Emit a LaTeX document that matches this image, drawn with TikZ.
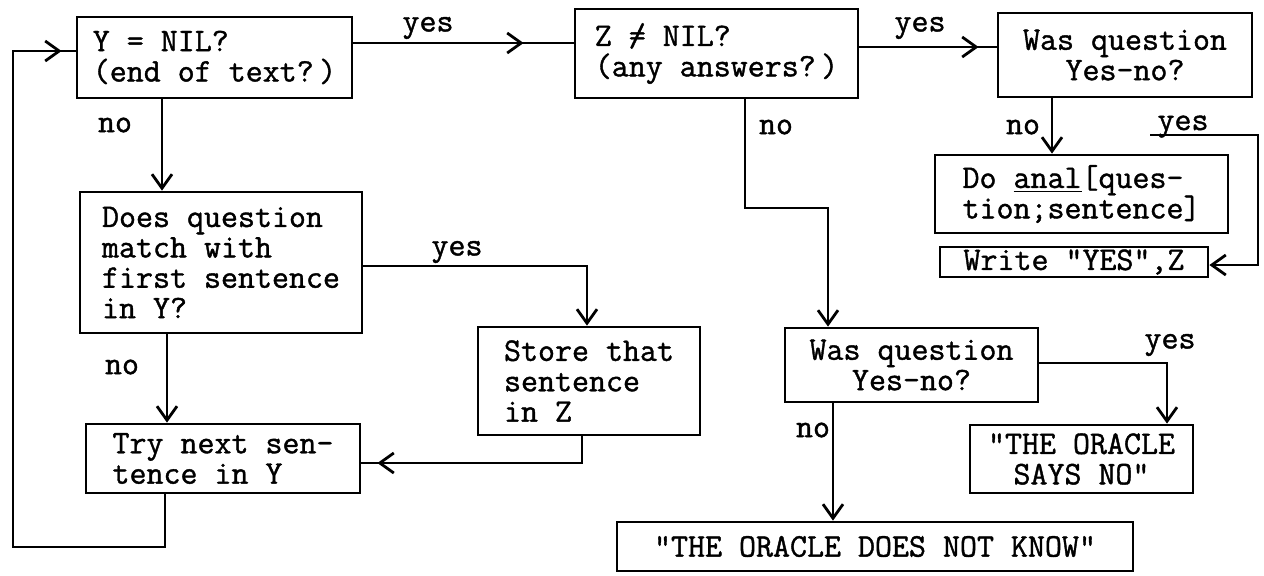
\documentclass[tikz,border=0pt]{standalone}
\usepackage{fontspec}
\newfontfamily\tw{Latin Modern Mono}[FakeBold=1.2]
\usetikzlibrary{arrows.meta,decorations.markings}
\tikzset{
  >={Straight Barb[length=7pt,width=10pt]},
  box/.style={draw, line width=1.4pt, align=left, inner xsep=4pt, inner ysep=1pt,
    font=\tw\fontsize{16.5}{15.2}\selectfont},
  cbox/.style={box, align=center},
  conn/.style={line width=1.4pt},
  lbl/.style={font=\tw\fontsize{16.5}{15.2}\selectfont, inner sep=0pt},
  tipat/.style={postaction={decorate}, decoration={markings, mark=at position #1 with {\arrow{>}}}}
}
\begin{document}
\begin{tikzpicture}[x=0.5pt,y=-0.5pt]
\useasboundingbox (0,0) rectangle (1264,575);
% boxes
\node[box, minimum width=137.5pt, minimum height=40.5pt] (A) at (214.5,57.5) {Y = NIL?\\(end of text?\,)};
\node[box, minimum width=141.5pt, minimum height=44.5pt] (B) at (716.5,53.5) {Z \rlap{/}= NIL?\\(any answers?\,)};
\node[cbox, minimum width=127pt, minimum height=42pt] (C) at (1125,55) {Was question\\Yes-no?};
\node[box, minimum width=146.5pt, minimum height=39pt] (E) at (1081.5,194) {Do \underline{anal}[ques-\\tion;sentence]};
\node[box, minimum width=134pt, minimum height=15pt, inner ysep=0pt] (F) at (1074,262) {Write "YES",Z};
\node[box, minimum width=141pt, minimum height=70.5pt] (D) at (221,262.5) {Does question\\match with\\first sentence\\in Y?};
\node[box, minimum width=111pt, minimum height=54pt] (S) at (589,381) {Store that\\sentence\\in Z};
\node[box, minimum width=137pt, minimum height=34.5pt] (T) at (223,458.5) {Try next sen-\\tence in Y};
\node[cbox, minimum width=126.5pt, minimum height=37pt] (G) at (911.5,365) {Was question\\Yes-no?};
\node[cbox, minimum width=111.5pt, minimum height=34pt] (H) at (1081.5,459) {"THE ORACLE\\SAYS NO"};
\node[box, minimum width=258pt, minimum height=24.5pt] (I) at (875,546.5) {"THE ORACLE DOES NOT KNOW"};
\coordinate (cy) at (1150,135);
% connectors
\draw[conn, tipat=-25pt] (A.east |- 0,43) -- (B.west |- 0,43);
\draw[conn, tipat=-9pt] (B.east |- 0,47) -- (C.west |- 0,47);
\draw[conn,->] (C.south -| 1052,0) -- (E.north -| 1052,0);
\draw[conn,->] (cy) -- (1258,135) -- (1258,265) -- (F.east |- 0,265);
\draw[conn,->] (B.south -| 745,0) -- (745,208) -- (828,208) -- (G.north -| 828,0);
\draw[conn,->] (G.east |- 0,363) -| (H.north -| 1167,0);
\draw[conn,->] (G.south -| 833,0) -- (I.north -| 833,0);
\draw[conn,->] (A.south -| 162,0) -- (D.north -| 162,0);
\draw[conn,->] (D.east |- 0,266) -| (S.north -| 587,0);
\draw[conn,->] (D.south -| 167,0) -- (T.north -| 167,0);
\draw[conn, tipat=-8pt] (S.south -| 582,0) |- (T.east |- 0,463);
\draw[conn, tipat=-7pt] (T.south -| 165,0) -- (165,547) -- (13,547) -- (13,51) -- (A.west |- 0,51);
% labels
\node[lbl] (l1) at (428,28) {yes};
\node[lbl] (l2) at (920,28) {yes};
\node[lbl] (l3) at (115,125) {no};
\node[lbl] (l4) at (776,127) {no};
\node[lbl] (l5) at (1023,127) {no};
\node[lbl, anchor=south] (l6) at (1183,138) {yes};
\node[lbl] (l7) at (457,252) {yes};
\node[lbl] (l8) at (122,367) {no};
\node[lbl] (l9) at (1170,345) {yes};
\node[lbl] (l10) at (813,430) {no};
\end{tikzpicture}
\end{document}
---
### WHAT YOU ARE ASKED TO DO
Pick out the lines containing the string "with".

### TASK OUTPUT
Emit a LaTeX document that matches this image, drawn with TikZ.
  tipat/.style={postaction={decorate}, decoration={markings, mark=at position #1 with {\arrow{>}}}}
\node[box, minimum width=141pt, minimum height=70.5pt] (D) at (221,262.5) {Does question\\match with\\first sentence\\in Y?};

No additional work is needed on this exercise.